Knowing how they kept strangers at a distance at home, I was surprised at the range of their encounters abroad. In Benares, Mary Ellen met an American nun who’d been there for 18 years. They had enough in common to spend the afternoon together. In Katmandu, Herb found a man who would talk to him about the local crops. In Japan he met a Japanese Mason, a brother. They had “a jolly visit.”

This confounded me. But then I realized that as long as they were with people they never expected to see again, they could be open and friendly. With people whose lives might become entangled with theirs, they had to be wary. They took obligations too seriously to allow them to develop inadvertently.

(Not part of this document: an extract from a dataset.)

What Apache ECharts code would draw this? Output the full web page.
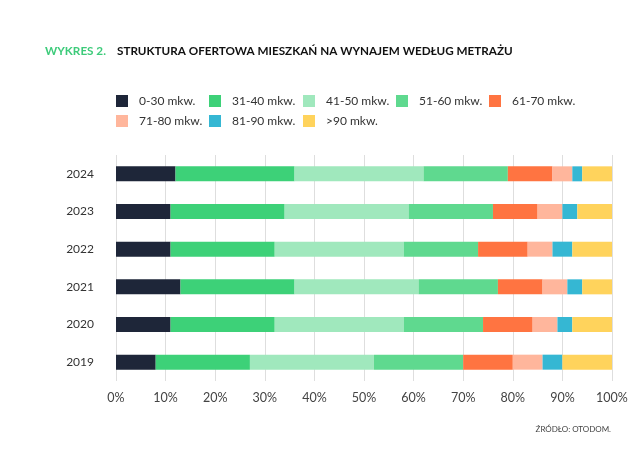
<!DOCTYPE html>
<html><head><meta charset="utf-8">
<script src="https://cdn.jsdelivr.net/npm/echarts@6/dist/echarts.min.js"></script>
<style>html,body{margin:0;padding:0;background:#fff}#c{width:640px;height:462px}</style>
</head><body><div id="c"></div>
<script>
const years = ['2019','2020','2021','2022','2023','2024'];
const seriesNames = ['0-30 mkw.','31-40 mkw.','41-50 mkw.','51-60 mkw.','61-70 mkw.','71-80 mkw.','81-90 mkw.','>90 mkw.'];
const colors = ['#1e2639','#3dd178','#a0e8bd','#5fd98f','#ff7441','#ffb69c','#35b7d3','#ffd35c'];
const s0_30  = [8, 11, 13, 11, 11, 12];
const s31_40 = [19, 21, 23, 21, 23, 24];
const s41_50 = [25, 26, 25, 26, 25, 26];
const s51_60 = [18, 16, 16, 15, 17, 17];
const s61_70 = [10, 10, 9, 10, 9, 9];
const s71_80 = [6, 5, 5, 5, 5, 4];
const s81_90 = [4, 3, 3, 4, 3, 2];
const s90p   = [10, 8, 6, 8, 7, 6];
const xTicks = [0,10,20,30,40,50,60,70,80,90,100];
const allData = [s0_30,s31_40,s41_50,s51_60,s61_70,s71_80,s81_90,s90p];

const font = 'Lato, "Open Sans", sans-serif';
const legendPos = [[116,95],[209,95],[303,95],[396,95],[489,95],[116,115],[209,115],[303,115]];
const legends = seriesNames.map((n,i)=>({
  data:[n], left:legendPos[i][0], top:legendPos[i][1], padding:0,
  itemWidth:12, itemHeight:12, itemGap:0, icon:'rect',
  textStyle:{fontFamily:font, fontSize:12, color:'#333', padding:[0,0,0,6]},
  selectedMode:false
}));

const chart = echarts.init(document.getElementById('c'), null, {renderer:'canvas'});
chart.setOption({
  animation:false,
  color: colors,
  title:{
    left:45, top:45, padding:0,
    text:'{a|WYKRES 2.}{b|STRUKTURA OFERTOWA MIESZKAŃ NA WYNAJEM WEDŁUG METRAŻU}',
    textStyle:{
      rich:{
        a:{fontFamily:font, fontSize:11.7, fontWeight:'bold', color:'#3dcb7a', width:72},
        b:{fontFamily:font, fontSize:11.7, fontWeight:'bold', color:'#111'}
      }
    }
  },
  legend: legends,
  grid:{left:116, right:28, top:155, height:226, containLabel:false},
  xAxis:{
    type:'value', min:0, max:100, interval:10,
    axisLine:{show:false}, axisTick:{show:false},
    splitLine:{lineStyle:{color:'#dedede', width:1}},
    axisLabel:{formatter:v=>v+'%', fontFamily:font, fontSize:12.5, color:'#444', margin:10}
  },
  yAxis:{
    type:'category', data:years,
    axisLine:{show:false}, axisTick:{show:false},
    axisLabel:{fontFamily:font, fontSize:12, color:'#333', margin:22}
  },
  series: seriesNames.map((n,i)=>({
    name:n, type:'bar', stack:'total', barWidth:15,
    data: allData[i],
    itemStyle:{color:colors[i]}
  })),
  graphic:[{
    type:'text', right:29, top:425,
    style:{text:'ŹRÓDŁO: OTODOM.', font:'8px '+font, fill:'#444'}
  }]
});
</script></body></html>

I mentioned this to Mary, and she pointed out that I was the same way. My standoffishness and inability to make small talk disappear in situations destined to be brief. I sort of knew this, but I had never realized that it was another way I reflected my parents.

As water flows down hill
children who reject their parents will
discover they reflect them still.

Certainly my interest in their histories is an obverse reflection of their unwillingness “to rake up all that stuff.” Like many people, they were too modest to think their personal lives counted as “history.” What counted was “the future.” Having been shown some ruins by a tour guide, they wrote in their journal that they had “seen history,” and it was “interesting up to a point.” But not nearly as interesting as a tour of a farm or factory.

Somewhere in India, they were caught in a traffic jam. Radiators overheated. Their driver stood before the raised hood of their car gazing at the engine. Dusty, blank-eyed pedestrians shuffled by, balancing on one shoulder a pole with packages at either end. Other people passed with pots or bags on their heads. People wearing nightshirts peered into the windows of the stopped car. The tourists inside the cars stared back. Of this adventure, Herb wrote:

Much later we got back to our hotel. Mary Ellen telling the story said, ‘Gee, I was sure glad Oliver (that was our tour director) was there.’ Well I may be her protector the next time.

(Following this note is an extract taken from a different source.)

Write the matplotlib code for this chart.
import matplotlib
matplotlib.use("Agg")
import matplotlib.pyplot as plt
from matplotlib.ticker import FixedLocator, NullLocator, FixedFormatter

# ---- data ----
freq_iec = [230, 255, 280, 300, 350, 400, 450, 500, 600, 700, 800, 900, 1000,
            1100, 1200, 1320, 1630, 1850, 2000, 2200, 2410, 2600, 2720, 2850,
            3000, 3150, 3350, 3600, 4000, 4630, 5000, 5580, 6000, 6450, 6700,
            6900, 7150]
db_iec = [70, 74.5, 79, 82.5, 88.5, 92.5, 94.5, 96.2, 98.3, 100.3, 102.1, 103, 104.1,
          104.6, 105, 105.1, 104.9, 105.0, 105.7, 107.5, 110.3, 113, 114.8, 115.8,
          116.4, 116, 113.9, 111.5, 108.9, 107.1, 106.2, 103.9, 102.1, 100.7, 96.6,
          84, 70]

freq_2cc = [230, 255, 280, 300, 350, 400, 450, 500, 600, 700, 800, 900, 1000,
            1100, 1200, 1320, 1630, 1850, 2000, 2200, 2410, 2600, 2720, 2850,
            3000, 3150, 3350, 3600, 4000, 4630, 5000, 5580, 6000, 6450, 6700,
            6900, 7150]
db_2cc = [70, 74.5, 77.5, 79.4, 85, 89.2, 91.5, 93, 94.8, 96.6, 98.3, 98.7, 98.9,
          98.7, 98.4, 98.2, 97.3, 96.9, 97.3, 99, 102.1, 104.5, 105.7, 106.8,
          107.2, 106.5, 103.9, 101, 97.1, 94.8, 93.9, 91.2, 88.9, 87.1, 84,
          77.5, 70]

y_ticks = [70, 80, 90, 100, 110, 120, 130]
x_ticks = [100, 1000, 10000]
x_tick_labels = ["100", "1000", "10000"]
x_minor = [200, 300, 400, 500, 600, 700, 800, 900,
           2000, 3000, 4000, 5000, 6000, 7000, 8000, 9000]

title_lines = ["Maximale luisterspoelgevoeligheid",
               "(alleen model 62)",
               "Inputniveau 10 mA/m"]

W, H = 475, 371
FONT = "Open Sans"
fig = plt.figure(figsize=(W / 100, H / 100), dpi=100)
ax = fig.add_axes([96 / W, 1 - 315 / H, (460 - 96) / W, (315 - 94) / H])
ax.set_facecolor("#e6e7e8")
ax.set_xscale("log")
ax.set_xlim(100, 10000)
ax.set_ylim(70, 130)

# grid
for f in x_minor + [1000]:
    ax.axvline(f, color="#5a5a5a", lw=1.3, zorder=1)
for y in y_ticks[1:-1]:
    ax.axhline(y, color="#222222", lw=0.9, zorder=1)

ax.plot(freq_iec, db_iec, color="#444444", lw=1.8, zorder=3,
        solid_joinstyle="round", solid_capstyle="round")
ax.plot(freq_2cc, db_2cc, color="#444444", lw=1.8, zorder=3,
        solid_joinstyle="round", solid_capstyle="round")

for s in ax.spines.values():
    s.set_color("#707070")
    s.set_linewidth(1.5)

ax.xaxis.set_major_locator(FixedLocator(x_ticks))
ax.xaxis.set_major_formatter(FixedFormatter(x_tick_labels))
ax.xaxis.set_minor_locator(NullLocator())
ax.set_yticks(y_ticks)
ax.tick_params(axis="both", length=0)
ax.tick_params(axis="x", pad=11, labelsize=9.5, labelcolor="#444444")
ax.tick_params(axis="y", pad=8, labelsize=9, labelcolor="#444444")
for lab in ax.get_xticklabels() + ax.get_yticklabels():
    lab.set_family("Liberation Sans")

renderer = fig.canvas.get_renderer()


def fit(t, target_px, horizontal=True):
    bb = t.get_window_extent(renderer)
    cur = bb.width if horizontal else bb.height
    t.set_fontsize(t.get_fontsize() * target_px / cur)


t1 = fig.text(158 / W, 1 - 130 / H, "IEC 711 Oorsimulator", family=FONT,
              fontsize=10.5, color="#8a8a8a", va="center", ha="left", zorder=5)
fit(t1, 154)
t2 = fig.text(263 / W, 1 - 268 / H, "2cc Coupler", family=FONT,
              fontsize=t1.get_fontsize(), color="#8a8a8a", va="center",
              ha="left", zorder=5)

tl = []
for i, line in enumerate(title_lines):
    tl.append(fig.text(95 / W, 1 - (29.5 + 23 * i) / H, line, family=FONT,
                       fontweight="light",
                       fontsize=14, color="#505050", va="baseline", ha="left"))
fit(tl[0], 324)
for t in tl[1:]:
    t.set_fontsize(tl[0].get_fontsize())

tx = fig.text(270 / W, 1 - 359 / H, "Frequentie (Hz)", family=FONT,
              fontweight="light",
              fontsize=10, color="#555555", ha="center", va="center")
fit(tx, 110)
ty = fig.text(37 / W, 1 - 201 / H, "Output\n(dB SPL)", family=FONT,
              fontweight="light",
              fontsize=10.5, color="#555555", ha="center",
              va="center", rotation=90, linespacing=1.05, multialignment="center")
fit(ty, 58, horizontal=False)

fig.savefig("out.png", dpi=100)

He seems to be thinking out loud and to be addressing himself—but he knew she would read his words. So they were really addressed to her. He wanted her to know he’d been hurt when she told those people that she was relying on their tour director instead of on him. This wasn’t the kind of thing he could say to her directly. There was a lot they couldn’t say directly, not to each other, and not to their children. So they found indirect ways to say things without always knowing exactly what they meant to say or what they expected by way of reply. This created a dense, often tense atmosphere in our family that, though fraught with meaning, was often incomprehensible.